══ Data supplied ══

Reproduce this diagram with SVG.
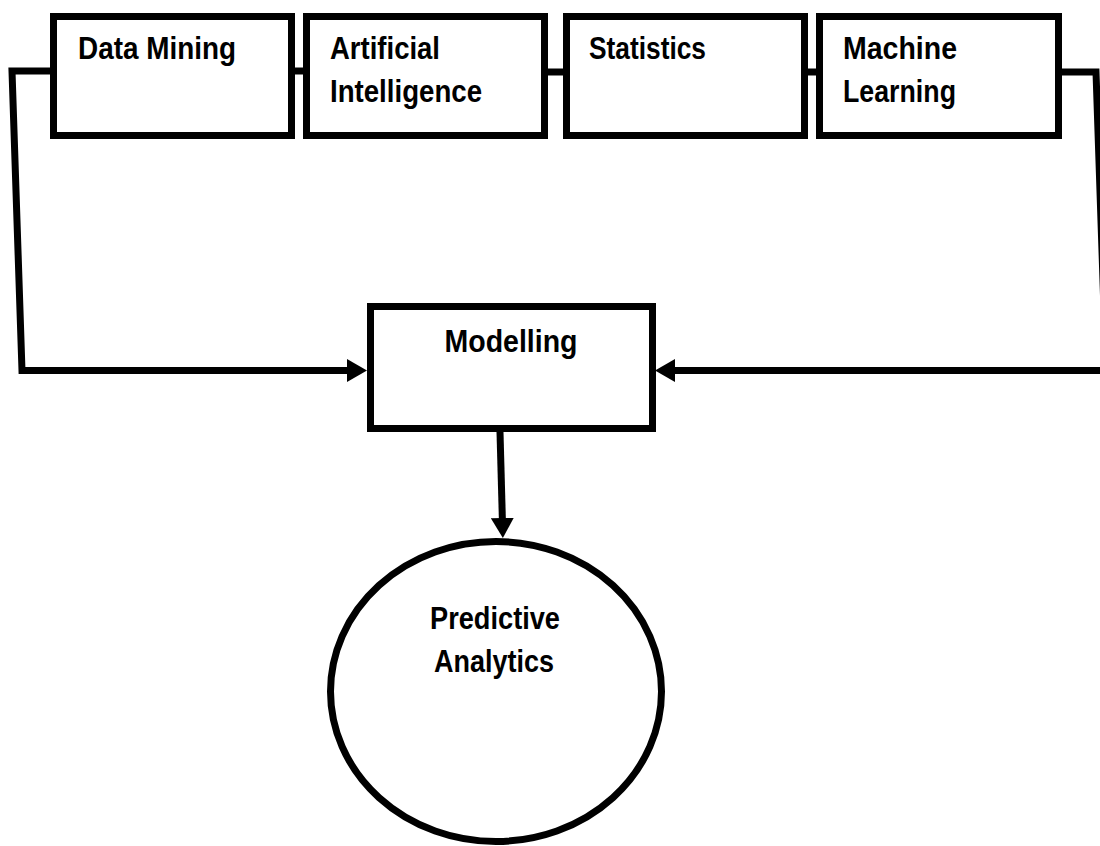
<svg xmlns="http://www.w3.org/2000/svg" width="1100" height="846" viewBox="0 0 1100 846">
  <style>
    .box { fill: #ffffff; stroke: #000000; stroke-width: 7; }
    .link { fill: none; stroke: #000000; stroke-width: 7; stroke-linejoin: miter; stroke-linecap: butt; }
    .label { font-family: "Liberation Sans", Arial, sans-serif; font-weight: bold; font-size: 30.5px; fill: #000000; }
  </style>
  <defs>
    <marker id="arrow" markerUnits="userSpaceOnUse" markerWidth="20" markerHeight="23" refX="10" refY="11.5" orient="auto">
      <path d="M0,0 L20,11.5 L0,23 z" fill="#000000"/>
    </marker>
  </defs>

  <rect x="0" y="0" width="1100" height="846" fill="#ffffff"/>

  <!-- connectors -->
  <g id="connectors">
    <polyline class="link" points="50,71 12,71 22,370.5 357,370.5" marker-end="url(#arrow)"/>
    <polyline class="link" points="1062,72 1096,72 1106,370.5 665,370.5" marker-end="url(#arrow)"/>
    <line class="link" x1="500" y1="432" x2="502.6" y2="528" marker-end="url(#arrow)"/>
    <line class="link" x1="295" y1="71" x2="303" y2="71"/>
    <line class="link" x1="548" y1="72" x2="563" y2="72"/>
    <line class="link" x1="808" y1="72" x2="816" y2="72"/>
  </g>

  <!-- source disciplines -->
  <g id="node-data-mining">
    <rect class="box" x="53.5" y="16.5" width="238" height="119"/>
    <text class="label" x="78" y="59" textLength="158" lengthAdjust="spacingAndGlyphs">Data Mining</text>
  </g>
  <g id="node-artificial-intelligence">
    <rect class="box" x="306.5" y="16.5" width="238" height="119"/>
    <text class="label" x="330" y="59" textLength="110" lengthAdjust="spacingAndGlyphs">Artificial</text>
    <text class="label" x="330" y="102" textLength="152" lengthAdjust="spacingAndGlyphs">Intelligence</text>
  </g>
  <g id="node-statistics">
    <rect class="box" x="566.5" y="16.5" width="238" height="119"/>
    <text class="label" x="589" y="59" textLength="117" lengthAdjust="spacingAndGlyphs">Statistics</text>
  </g>
  <g id="node-machine-learning">
    <rect class="box" x="819.5" y="16.5" width="239" height="119"/>
    <text class="label" x="843" y="59" textLength="114" lengthAdjust="spacingAndGlyphs">Machine</text>
    <text class="label" x="843" y="102" textLength="113" lengthAdjust="spacingAndGlyphs">Learning</text>
  </g>

  <!-- modelling step -->
  <g id="node-modelling">
    <rect class="box" x="370.5" y="306.5" width="282" height="122"/>
    <text class="label" x="511" y="352" text-anchor="middle" textLength="133" lengthAdjust="spacingAndGlyphs">Modelling</text>
  </g>

  <!-- outcome -->
  <g id="node-predictive-analytics">
    <ellipse class="box" cx="496" cy="691.5" rx="165.5" ry="150"/>
    <text class="label" x="495" y="629" text-anchor="middle" textLength="130" lengthAdjust="spacingAndGlyphs">Predictive</text>
    <text class="label" x="494" y="672" text-anchor="middle" textLength="120" lengthAdjust="spacingAndGlyphs">Analytics</text>
  </g>
</svg>
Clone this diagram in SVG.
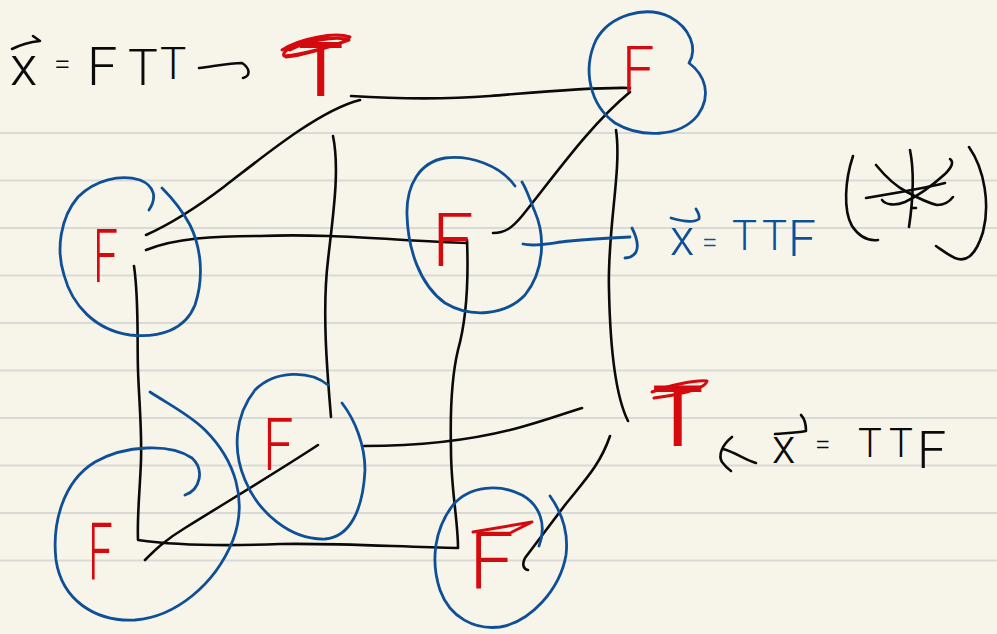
<svg xmlns="http://www.w3.org/2000/svg" width="997" height="634" viewBox="0 0 997 634">
<style>
.rule{stroke:#d9d9d6;stroke-width:2}
.k{fill:none;stroke:#0a0a0a;stroke-width:2.6;stroke-linecap:round;stroke-linejoin:round}
.b{fill:none;stroke:#0f4f96;stroke-width:2.8;stroke-linecap:round;stroke-linejoin:round}
.r{fill:none;stroke:#d40a0f;stroke-width:3;stroke-linecap:round;stroke-linejoin:round}
text{font-family:"Roboto","Liberation Sans",sans-serif;font-weight:300}
.tk{fill:#0a0a0a}
.tb{fill:#0f4f96}
.tr{fill:#d40a0f}
</style>
<rect width="997" height="634" fill="#f7f5ea"/>
<g id="ruled-lines">
<path class="rule" d="M0 133H997M0 180.500H997M0 228H997M0 275.500H997M0 323H997M0 370.500H997M0 418H997M0 465.500H997M0 513H997M0 560.500H997"/>
</g>
<g id="connectors">
<path class="k" d="M146 235C175 222 200 205 225 186C265 155 320 110 360 100"/>
<path class="k" d="M351 96C400 99 450 99 490 96C540 92 590 87 630 88"/>
<path class="k" d="M146 250C175 238 215 236 260 236C330 233 400 241 467 243"/>
<path class="k" d="M493 233C505 233 512 228 522 216C555 175 590 125 630 92"/>
<path class="k" d="M134 266C139 300 137 340 138 370C139 400 142 430 141 460C140 490 137 515 138 540C180 546 230 546 280 544C340 543 400 547 458 548C458 520 451 490 451 450C450 410 452 375 458 350C465 325 469 290 467 240"/>
<path class="k" d="M333 136C340 170 333 215 328 260C322 310 327 370 331 417"/>
<path class="k" d="M145 560C155 550 165 540 185 528C230 500 280 470 318 445"/>
<path class="k" d="M364 446C420 446 470 440 510 430C535 424 560 415 582 408"/>
<path class="k" d="M616 130C622 170 607 230 609 290C610 340 615 395 628 421"/>
<path class="k" d="M610 436C600 465 585 480 565 505C550 525 535 545 525 558C522 564 523 569 528 570"/>
<path class="b" d="M523 244C535 247 550 243 570 241C590 239 610 238 630 237M632 228C637 238 639 246 636 252C633 257 629 258 625 258"/>
</g>
<g id="node-top-left">
<path class="b" d="M149 210C157 198 155 186 140 180C120 174 95 180 78 197C60 218 56 250 64 275C72 305 95 330 130 335C160 338 185 330 195 305C205 275 200 245 190 225C182 210 172 198 162 188"/>
<text class="tr" transform="translate(93 282) scale(.6 1)" font-size="74">F</text>
</g>
<g id="node-centre">
<path class="b" d="M515 186C500 165 470 155 445 158C420 162 406 185 407 215C408 250 420 285 445 303C470 318 505 316 525 295C545 270 545 235 535 212C530 200 527 190 522 182"/>
<text class="tr" x="432" y="266" font-size="74">F</text>
</g>
<g id="node-top-right">
<path class="b" d="M689 63C698 48 690 28 670 17C645 5 610 15 596 40C582 70 590 105 615 123C640 138 680 138 698 115C712 95 705 75 689 63"/>
<text class="tr" transform="translate(622 92) scale(.9 1)" font-size="64">F</text>
</g>
<g id="node-lower-mid">
<path class="b" d="M328 385C310 370 275 370 255 390C235 415 232 450 245 480C258 512 290 540 325 539C350 537 363 510 365 470C365 445 355 420 342 403"/>
<text class="tr" transform="translate(263 470) scale(.75 1)" font-size="72">F</text>
</g>
<g id="node-lower-left">
<path class="b" d="M185 495C200 490 205 470 192 458C170 443 125 445 95 462C62 482 52 525 56 560C62 600 95 622 135 620C175 617 215 585 233 540C248 500 235 460 205 430C190 415 170 405 150 392"/>
<text class="tr" transform="translate(88 580) scale(.55 1)" font-size="80">F</text>
</g>
<g id="node-lower-right">
<path class="b" d="M539 546C547 525 540 505 522 495C500 484 470 485 453 505C435 528 430 560 440 590C450 618 475 630 500 627C530 622 560 590 566 555C569 530 560 510 550 496"/>
<text class="tr" x="469" y="589" font-size="80">F</text>
<path class="r" d="M473 532L532 522L512 532"/>
</g>
<g id="node-top-t">
<text class="tr" x="298" y="96" font-size="76" style="font-weight:400">T</text>
<path class="r" d="M282 50C300 38 335 32 350 37C345 44 300 55 284 56C280 50 305 40 330 36M286 57C305 55 335 45 349 40C335 35 305 42 290 50" stroke-width="3.500"/>
</g>
<g id="node-right-t">
<text class="tr" x="652" y="446" font-size="86" style="font-weight:400">T</text>
<path class="r" d="M652 392C670 385 695 380 707 381C705 390 675 395 654 398"/>
</g>
<g id="label-top">
<text class="tk" x="10" y="85" font-size="56">x</text>
<path class="k" d="M12 49C20 45 30 42 40 41L33 36"/>
<text class="tk" x="54" y="74" font-size="30">=</text>
<text class="tk" x="87" y="85" font-size="54">F</text>
<text class="tk" x="128" y="85" font-size="50">T</text>
<text class="tk" x="160" y="79" font-size="44">T</text>
<path class="k" d="M199 68C215 66 230 63 242 63C250 68 251 76 243 78"/>
</g>
<g id="label-blue">
<text class="tb" x="670" y="255" font-size="50">x</text>
<path class="b" d="M671 218C685 222 695 222 699 219C700 215 698 212 696 209"/>
<text class="tb" x="702" y="252" font-size="28">=</text>
<text class="tb" x="732" y="250" font-size="42">T</text>
<text class="tb" x="762" y="250" font-size="42">T</text>
<text class="tb" x="788" y="256" font-size="50">F</text>
</g>
<g id="label-star">
<path class="k" d="M853 156C845 180 843 210 852 226C860 238 870 241 878 240"/>
<path class="k" d="M969 147C985 170 990 205 983 232C975 258 965 262 955 258C948 255 942 250 936 246"/>
<path class="k" d="M910 150C914 170 913 200 909 227M913 208L916 208"/>
<path class="k" d="M876 165C885 176 895 186 907 192C918 198 928 203 937 205C945 205 950 201 953 197"/>
<path class="k" d="M866 198C890 194 925 188 945 183"/>
<path class="k" d="M882 200C886 205 895 206 905 202C920 195 935 183 945 174C952 167 954 162 950 159"/>
</g>
<g id="label-lower">
<path class="k" d="M732 437C722 445 718 455 722 462C725 466 728 469 731 471M723 449C735 452 745 460 756 463"/>
<text class="tk" x="772" y="463" font-size="48">x</text>
<path class="k" d="M775 434C785 433 795 433 806 431C806 424 804 418 801 415"/>
<text class="tk" x="815" y="454" font-size="28">=</text>
<text class="tk" x="858" y="457" font-size="40">T</text>
<text class="tk" x="889" y="457" font-size="40">T</text>
<text class="tk" x="917" y="468" font-size="52">F</text>
</g>
</svg>
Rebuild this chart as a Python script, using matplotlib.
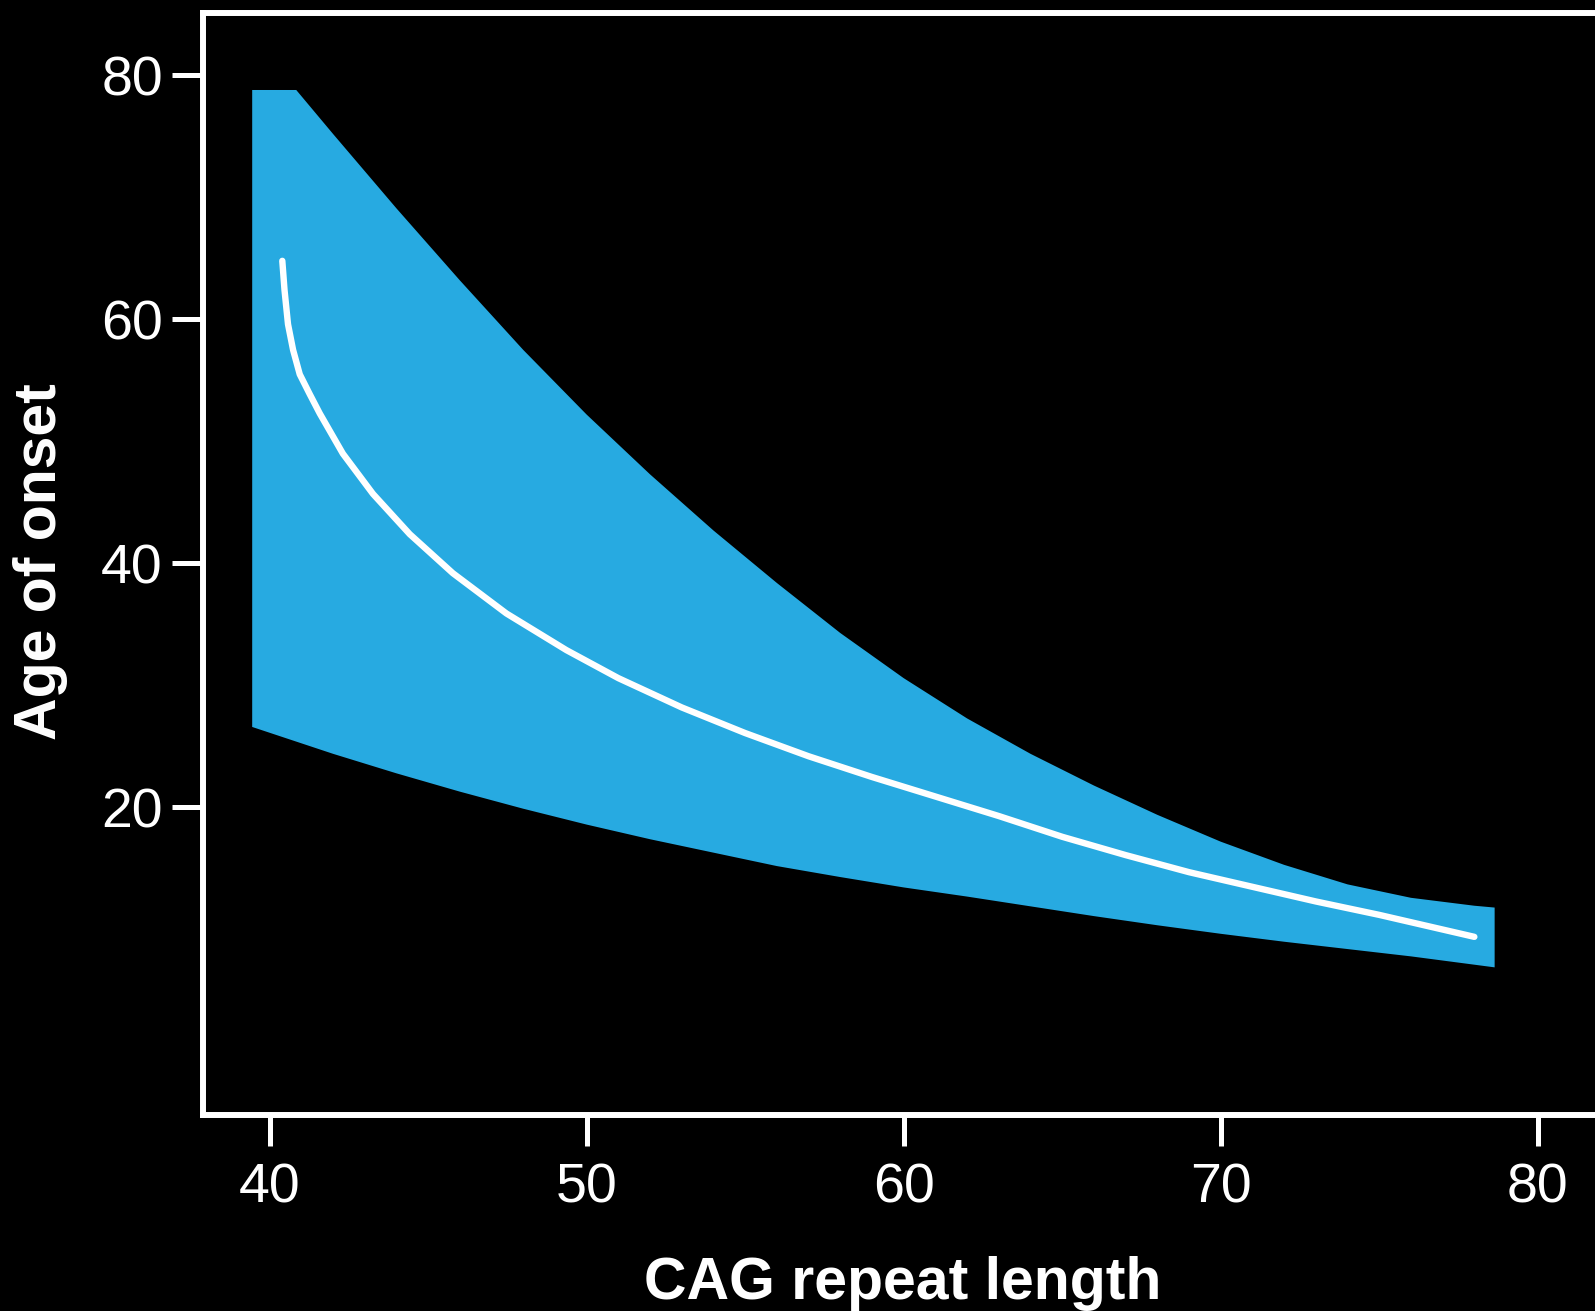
import matplotlib

matplotlib.use("Agg")
import matplotlib.pyplot as plt

# Upper edge of the shaded range (CAG repeat length, age of onset)
upper_cag = [39.45, 40.84, 42.0, 44.0, 46.0, 48.0, 50.0, 52.0, 54.0, 56.0,
             58.0, 60.0, 62.0, 64.0, 66.0, 68.0, 70.0, 72.0, 74.0, 76.0,
             78.0, 78.64]
upper_age = [78.8, 78.8, 75.2, 69.1, 63.2, 57.5, 52.2, 47.3, 42.7, 38.4,
             34.3, 30.6, 27.3, 24.4, 21.8, 19.4, 17.2, 15.3, 13.7, 12.6,
             11.95, 11.8]

# Lower edge of the shaded range
lower_cag = [39.45, 42.0, 44.0, 46.0, 48.0, 50.0, 52.0, 54.0, 56.0, 58.0,
             60.0, 62.0, 64.0, 66.0, 68.0, 70.0, 72.0, 74.0, 76.0, 78.64]
lower_age = [26.6, 24.4, 22.8, 21.3, 19.9, 18.6, 17.4, 16.3, 15.2, 14.3,
             13.45, 12.7, 11.9, 11.1, 10.35, 9.65, 9.0, 8.4, 7.8, 6.9]

# Mean age of onset
mean_cag = [40.40, 40.47, 40.58, 40.74, 40.95, 41.26, 41.58, 42.31, 43.26,
            44.42, 45.78, 47.47, 49.36, 51.0, 53.0, 55.0, 57.0, 59.0, 61.0,
            63.0, 65.0, 67.0, 69.0, 71.0, 73.0, 75.0, 78.0]
mean_age = [64.8, 62.4, 59.6, 57.5, 55.5, 53.9, 52.3, 49.0, 45.7,
            42.4, 39.2, 35.9, 32.9, 30.6, 28.2, 26.1, 24.2, 22.5, 20.9,
            19.3, 17.6, 16.1, 14.7, 13.5, 12.3, 11.2, 9.4]

x_ticks = [40, 50, 60, 70, 80]
y_ticks = [20, 40, 60, 80]

BAND = "#27aae1"
FG = "white"

plt.rcParams["font.family"] = ["Liberation Sans", "DejaVu Sans"]

fig = plt.figure(figsize=(15.95, 13.11), dpi=100, facecolor="black")
# axes run past the right edge of the figure, so the right spine is cut off
ax = fig.add_axes([0.1273, 0.1495, 0.8865, 0.8405], facecolor="black")

# closed outline: along the top edge, then back along the bottom edge
band_x = upper_cag + lower_cag[::-1]
band_y = upper_age + lower_age[::-1]
ax.fill(band_x, band_y, color=BAND, lw=0)
ax.plot(mean_cag, mean_age, color=FG, lw=4.6, solid_capstyle="round",
        solid_joinstyle="round")

ax.set_xlim(37.9, 82.5)
ax.set_ylim(-5.2, 85.1)
ax.set_xticks(x_ticks)
ax.set_yticks(y_ticks)

for side in ("left", "bottom", "top", "right"):
    ax.spines[side].set_color(FG)
    ax.spines[side].set_linewidth(4.3)

ax.tick_params(colors=FG, length=22, width=3.6, labelsize=40, direction="out")
ax.tick_params(axis="y", pad=7)
ax.tick_params(axis="x", pad=12)

ax.set_xlabel("CAG repeat length", color=FG, fontsize=42.5, fontweight="bold")
ax.set_ylabel("Age of onset", color=FG, fontsize=42.5, fontweight="bold")
ax.xaxis.set_label_coords(0.495, -0.128)
ax.yaxis.set_label_coords(-0.0955, 0.502)

fig.savefig("out.png", dpi=100, facecolor="black")
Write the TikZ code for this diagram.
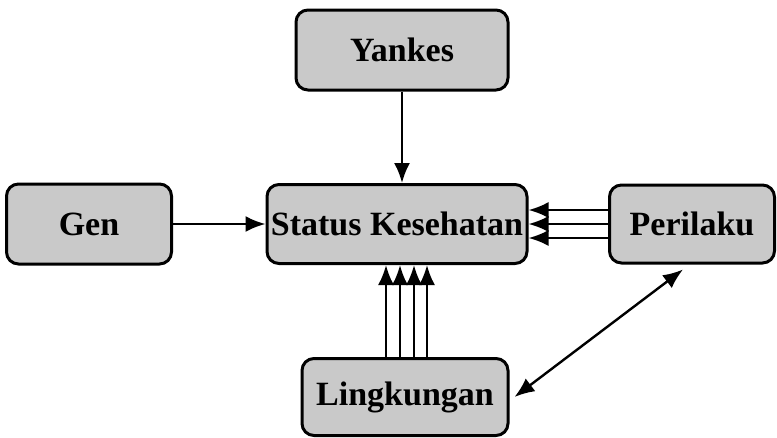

═══

- [Stated exercise]:
Pull out only the lines from the one with "Rebuild this chart" up to and including the one with "import matplotlib.pyplot as plt", and drop any pictures along the way.

- [Response to this task]:
Rebuild this chart as a Python script, using matplotlib.
import matplotlib

matplotlib.use("Agg")
import matplotlib.pyplot as plt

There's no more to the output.